__Record list__:

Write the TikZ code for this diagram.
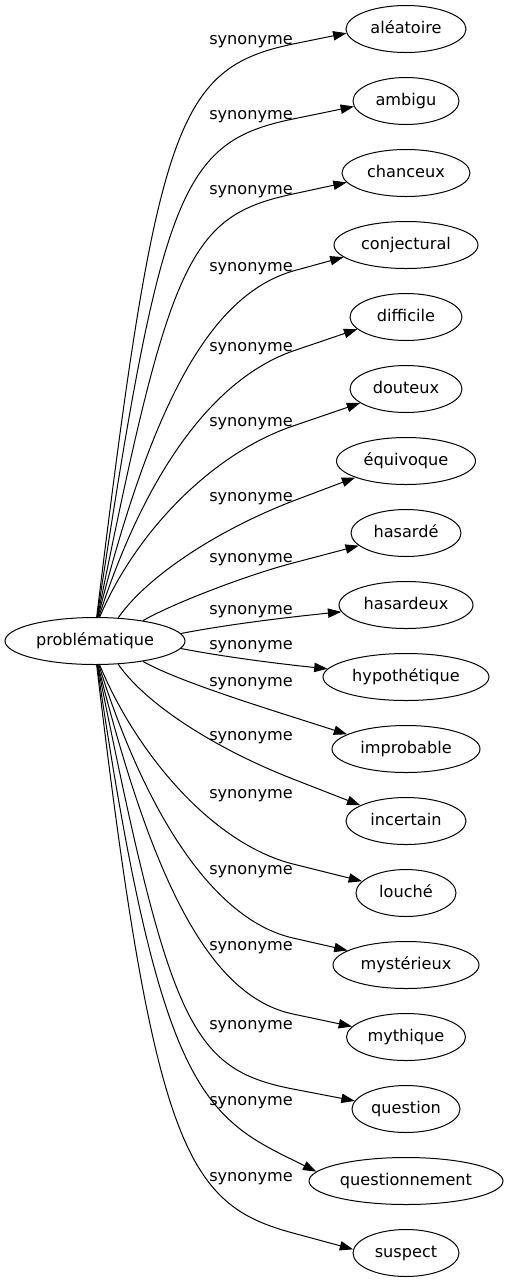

==

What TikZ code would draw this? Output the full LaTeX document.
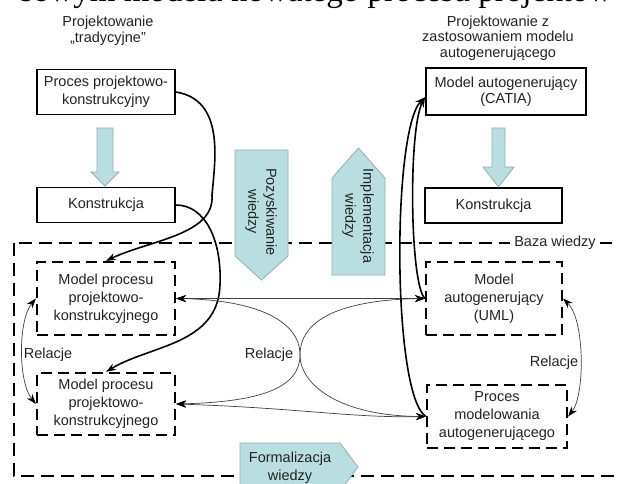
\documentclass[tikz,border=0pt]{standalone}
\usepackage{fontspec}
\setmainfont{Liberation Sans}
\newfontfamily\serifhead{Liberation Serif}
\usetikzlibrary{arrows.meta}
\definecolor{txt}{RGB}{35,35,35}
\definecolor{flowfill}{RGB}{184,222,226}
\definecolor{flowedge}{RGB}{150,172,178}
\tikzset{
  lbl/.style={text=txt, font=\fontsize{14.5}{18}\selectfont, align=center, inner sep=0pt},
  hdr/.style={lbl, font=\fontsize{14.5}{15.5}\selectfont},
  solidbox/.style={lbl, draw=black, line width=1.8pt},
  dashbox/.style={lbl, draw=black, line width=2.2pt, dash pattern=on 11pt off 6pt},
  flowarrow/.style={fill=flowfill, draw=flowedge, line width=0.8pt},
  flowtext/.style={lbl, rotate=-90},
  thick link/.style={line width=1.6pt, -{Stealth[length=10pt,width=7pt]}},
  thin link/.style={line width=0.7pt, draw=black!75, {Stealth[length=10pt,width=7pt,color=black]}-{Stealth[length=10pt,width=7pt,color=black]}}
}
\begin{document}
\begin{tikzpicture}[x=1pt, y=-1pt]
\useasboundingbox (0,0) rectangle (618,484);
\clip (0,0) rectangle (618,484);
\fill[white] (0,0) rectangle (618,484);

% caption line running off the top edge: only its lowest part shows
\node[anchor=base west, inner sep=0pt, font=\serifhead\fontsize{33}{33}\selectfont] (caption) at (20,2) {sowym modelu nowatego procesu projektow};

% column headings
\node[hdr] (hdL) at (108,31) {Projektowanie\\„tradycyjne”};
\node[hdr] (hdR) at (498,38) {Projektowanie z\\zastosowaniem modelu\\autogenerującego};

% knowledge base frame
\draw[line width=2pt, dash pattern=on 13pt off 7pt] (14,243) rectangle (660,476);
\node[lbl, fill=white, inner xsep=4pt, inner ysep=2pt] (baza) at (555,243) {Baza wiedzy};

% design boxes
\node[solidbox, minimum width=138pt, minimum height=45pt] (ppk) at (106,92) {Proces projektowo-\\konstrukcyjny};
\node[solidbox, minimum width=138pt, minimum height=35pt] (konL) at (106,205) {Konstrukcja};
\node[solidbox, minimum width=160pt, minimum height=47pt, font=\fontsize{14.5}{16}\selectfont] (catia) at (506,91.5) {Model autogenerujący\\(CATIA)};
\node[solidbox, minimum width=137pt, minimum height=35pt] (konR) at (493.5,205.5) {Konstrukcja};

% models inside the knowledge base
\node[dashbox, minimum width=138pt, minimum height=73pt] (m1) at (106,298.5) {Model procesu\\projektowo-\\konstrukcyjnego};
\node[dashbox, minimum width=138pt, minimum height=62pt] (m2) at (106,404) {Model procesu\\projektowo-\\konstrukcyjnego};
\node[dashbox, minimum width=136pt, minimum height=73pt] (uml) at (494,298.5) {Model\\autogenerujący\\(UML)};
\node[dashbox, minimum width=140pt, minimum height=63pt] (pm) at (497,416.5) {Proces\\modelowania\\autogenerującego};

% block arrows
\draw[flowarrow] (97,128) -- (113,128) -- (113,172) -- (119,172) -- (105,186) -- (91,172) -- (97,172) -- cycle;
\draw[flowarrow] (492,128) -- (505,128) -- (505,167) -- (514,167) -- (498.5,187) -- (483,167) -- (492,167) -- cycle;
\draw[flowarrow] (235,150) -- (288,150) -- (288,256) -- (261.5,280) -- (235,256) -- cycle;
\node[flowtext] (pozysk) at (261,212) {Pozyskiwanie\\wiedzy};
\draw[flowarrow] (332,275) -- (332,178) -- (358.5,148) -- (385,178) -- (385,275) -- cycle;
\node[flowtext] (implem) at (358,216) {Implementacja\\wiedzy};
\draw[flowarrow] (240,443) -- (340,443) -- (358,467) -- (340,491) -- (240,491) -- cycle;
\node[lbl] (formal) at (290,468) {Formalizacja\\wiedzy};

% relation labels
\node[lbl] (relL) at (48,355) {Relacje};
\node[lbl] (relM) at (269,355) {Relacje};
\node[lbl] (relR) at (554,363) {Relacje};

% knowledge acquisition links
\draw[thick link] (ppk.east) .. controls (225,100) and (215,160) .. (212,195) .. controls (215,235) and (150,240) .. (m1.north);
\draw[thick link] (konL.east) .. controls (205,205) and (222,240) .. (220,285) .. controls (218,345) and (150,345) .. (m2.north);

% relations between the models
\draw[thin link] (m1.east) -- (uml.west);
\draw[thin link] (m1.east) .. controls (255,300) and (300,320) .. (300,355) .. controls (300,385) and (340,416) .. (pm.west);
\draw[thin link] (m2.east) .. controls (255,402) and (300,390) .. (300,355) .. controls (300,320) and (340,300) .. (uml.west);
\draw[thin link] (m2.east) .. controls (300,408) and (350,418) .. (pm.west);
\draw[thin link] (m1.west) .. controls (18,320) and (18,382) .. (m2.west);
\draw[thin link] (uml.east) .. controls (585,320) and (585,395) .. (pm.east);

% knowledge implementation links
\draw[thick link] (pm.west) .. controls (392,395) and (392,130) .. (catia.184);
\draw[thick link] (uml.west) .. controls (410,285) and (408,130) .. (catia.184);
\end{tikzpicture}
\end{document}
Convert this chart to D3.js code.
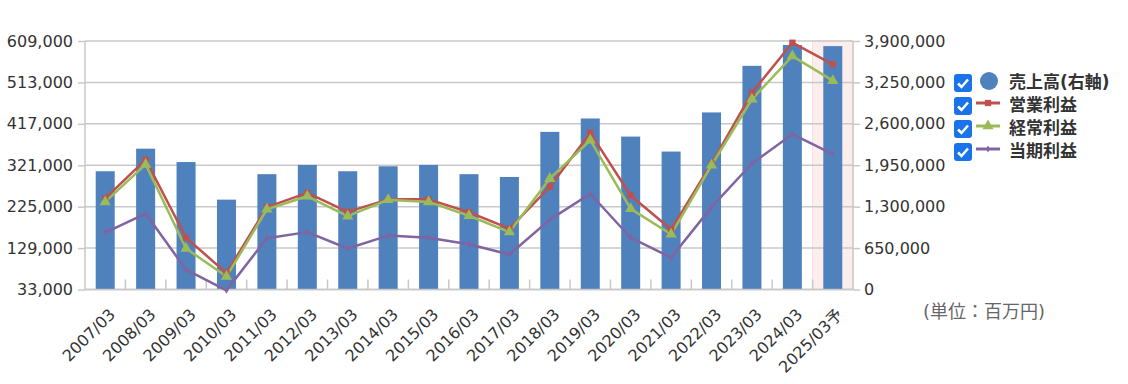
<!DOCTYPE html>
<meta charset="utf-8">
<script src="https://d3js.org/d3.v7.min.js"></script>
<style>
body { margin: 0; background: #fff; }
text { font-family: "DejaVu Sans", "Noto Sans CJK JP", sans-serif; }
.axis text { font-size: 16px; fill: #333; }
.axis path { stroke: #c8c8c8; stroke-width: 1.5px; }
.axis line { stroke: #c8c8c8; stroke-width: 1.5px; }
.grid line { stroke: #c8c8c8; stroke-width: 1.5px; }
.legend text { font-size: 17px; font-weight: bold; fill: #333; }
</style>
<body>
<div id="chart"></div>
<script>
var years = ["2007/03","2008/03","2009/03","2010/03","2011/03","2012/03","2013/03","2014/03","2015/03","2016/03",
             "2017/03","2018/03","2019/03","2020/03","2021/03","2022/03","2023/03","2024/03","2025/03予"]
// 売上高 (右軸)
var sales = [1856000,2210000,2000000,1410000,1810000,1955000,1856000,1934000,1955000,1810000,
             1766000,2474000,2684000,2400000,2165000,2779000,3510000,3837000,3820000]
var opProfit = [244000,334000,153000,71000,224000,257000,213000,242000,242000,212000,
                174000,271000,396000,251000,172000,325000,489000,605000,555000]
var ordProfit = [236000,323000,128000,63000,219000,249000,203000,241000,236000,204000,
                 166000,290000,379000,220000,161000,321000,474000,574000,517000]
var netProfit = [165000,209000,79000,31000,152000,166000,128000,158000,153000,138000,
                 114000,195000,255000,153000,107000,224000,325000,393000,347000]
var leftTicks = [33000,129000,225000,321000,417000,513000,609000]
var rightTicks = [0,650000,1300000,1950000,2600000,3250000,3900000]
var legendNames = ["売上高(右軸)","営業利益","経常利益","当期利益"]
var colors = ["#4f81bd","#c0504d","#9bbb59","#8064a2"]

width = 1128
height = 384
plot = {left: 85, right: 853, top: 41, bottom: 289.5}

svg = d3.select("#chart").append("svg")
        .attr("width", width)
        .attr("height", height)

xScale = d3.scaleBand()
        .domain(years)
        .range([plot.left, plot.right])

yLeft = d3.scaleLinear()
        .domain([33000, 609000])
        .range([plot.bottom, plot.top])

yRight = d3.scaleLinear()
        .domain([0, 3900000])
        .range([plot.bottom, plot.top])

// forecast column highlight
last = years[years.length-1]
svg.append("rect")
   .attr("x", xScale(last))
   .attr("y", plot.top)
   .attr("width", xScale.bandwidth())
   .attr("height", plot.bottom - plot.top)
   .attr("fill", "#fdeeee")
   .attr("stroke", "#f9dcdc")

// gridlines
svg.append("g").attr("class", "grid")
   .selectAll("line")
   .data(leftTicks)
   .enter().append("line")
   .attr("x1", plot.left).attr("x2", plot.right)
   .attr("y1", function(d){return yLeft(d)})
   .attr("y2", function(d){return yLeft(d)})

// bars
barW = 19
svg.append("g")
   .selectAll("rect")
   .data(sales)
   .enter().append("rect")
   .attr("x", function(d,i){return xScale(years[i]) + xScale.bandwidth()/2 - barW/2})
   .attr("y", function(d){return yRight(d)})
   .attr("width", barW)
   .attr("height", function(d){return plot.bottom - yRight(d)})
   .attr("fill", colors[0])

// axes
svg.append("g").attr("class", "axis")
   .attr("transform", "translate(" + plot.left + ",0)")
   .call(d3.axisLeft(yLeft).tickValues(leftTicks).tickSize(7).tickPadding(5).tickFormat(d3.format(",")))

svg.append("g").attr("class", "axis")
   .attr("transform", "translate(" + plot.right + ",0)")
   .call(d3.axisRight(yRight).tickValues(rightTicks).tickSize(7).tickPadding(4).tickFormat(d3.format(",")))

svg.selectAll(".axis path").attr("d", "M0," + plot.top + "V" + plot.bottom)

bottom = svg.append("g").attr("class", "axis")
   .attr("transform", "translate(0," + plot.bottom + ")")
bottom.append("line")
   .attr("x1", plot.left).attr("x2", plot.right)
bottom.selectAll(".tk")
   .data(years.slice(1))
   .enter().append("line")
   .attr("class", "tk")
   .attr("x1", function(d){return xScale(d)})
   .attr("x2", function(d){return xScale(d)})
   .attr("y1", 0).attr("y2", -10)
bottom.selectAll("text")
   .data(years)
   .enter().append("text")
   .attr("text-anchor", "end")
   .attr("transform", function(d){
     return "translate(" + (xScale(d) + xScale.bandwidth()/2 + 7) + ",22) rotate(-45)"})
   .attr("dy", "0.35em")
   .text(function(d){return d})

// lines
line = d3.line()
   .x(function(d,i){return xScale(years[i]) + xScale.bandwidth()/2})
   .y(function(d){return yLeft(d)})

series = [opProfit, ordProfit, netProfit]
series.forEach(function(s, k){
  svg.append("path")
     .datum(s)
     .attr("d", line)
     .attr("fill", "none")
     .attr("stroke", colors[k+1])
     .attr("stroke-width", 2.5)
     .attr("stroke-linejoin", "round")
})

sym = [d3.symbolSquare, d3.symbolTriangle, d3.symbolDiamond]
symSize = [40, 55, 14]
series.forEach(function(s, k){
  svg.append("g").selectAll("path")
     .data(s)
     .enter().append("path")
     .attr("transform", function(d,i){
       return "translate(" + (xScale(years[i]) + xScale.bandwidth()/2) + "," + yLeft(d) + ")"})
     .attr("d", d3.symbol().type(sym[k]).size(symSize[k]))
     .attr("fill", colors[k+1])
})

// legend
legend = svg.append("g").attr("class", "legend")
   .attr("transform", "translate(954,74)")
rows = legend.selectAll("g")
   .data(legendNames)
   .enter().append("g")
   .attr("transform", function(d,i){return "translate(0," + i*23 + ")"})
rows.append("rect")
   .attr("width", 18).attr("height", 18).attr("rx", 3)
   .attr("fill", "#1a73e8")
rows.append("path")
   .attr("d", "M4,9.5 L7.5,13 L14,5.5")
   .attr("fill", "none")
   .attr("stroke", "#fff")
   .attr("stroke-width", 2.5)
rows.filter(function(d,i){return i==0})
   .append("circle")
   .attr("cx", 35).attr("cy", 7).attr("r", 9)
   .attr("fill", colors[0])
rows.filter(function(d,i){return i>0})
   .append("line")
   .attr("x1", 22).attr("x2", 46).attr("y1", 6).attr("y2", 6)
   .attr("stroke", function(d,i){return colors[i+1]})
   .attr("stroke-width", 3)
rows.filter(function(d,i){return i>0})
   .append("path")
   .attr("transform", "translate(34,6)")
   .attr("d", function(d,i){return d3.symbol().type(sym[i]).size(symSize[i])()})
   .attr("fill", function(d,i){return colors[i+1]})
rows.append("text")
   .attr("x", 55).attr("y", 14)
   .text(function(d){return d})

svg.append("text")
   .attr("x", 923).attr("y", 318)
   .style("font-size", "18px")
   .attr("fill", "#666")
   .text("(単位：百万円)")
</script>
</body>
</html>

--

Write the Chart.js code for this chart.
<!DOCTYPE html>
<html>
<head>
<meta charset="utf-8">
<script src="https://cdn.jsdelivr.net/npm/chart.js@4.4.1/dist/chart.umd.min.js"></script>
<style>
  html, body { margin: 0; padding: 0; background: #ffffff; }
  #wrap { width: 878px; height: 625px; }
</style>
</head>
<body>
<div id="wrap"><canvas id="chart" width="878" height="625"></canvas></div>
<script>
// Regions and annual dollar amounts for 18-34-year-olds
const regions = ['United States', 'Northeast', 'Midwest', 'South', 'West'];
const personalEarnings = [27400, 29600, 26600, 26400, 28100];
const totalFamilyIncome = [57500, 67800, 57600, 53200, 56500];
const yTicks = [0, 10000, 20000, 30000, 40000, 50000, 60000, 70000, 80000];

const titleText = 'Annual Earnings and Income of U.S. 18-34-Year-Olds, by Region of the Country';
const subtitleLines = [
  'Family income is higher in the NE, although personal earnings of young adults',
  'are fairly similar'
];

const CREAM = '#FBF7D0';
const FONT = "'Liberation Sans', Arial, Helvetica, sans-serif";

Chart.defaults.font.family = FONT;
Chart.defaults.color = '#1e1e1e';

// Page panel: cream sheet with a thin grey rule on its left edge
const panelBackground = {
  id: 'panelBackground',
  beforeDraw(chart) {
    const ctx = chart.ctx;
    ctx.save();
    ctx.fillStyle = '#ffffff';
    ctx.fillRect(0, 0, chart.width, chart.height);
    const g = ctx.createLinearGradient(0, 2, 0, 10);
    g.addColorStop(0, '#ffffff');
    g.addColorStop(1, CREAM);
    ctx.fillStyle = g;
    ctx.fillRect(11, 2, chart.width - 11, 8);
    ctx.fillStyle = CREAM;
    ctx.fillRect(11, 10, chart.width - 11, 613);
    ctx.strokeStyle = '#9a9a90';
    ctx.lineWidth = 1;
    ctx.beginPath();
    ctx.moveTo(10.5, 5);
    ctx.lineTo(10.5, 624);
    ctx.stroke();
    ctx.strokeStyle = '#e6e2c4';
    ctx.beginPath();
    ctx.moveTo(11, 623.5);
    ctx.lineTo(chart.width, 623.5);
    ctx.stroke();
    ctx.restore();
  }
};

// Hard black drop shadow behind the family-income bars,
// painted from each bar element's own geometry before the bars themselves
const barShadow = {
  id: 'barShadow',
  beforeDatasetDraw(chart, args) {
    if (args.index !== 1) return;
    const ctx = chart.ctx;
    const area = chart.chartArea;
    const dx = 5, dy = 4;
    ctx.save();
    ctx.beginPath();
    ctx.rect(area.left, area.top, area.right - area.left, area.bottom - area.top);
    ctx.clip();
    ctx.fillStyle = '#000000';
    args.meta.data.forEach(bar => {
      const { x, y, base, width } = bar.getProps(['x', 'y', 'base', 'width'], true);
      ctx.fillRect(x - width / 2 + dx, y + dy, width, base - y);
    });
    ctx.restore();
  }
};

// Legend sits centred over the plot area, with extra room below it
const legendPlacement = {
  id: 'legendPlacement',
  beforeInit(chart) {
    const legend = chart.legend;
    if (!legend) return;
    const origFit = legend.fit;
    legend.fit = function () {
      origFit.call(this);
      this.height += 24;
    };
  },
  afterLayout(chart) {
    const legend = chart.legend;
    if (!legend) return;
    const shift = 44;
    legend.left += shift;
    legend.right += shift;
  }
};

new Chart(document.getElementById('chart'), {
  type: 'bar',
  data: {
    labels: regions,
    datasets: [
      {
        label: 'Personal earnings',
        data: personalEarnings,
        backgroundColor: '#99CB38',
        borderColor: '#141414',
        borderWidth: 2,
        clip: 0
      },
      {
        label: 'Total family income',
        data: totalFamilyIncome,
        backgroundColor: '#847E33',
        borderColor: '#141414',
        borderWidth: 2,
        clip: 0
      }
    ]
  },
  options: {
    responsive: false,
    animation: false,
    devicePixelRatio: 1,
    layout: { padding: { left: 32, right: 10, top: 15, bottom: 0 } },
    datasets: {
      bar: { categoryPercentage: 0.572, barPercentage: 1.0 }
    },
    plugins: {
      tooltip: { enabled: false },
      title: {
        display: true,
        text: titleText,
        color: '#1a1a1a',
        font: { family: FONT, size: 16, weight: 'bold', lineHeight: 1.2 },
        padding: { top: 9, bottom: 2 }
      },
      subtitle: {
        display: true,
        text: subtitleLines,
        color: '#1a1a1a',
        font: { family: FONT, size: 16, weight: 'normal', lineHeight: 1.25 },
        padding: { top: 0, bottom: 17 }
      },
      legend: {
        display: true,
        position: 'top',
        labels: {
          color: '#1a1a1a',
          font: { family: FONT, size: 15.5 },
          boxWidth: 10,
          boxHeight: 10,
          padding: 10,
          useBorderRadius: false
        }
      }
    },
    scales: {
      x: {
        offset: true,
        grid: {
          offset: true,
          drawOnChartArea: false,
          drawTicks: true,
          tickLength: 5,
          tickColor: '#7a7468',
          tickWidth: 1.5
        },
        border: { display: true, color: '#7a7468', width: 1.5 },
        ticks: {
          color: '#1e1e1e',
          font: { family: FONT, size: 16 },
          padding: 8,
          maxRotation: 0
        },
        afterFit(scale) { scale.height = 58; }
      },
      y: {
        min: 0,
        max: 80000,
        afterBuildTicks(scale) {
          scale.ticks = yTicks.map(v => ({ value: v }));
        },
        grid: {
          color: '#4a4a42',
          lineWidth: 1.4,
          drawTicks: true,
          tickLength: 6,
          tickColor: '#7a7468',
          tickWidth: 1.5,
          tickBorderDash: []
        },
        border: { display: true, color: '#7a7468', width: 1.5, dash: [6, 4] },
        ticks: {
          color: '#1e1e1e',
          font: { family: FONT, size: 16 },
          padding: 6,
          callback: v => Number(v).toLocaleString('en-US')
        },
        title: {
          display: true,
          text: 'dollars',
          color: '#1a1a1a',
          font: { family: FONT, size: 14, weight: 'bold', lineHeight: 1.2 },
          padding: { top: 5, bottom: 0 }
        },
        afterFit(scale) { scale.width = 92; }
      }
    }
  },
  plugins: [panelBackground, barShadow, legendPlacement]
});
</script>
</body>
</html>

__Required work__: Only the number is required: the count of lines containing the word "this".

__Correct response__: 6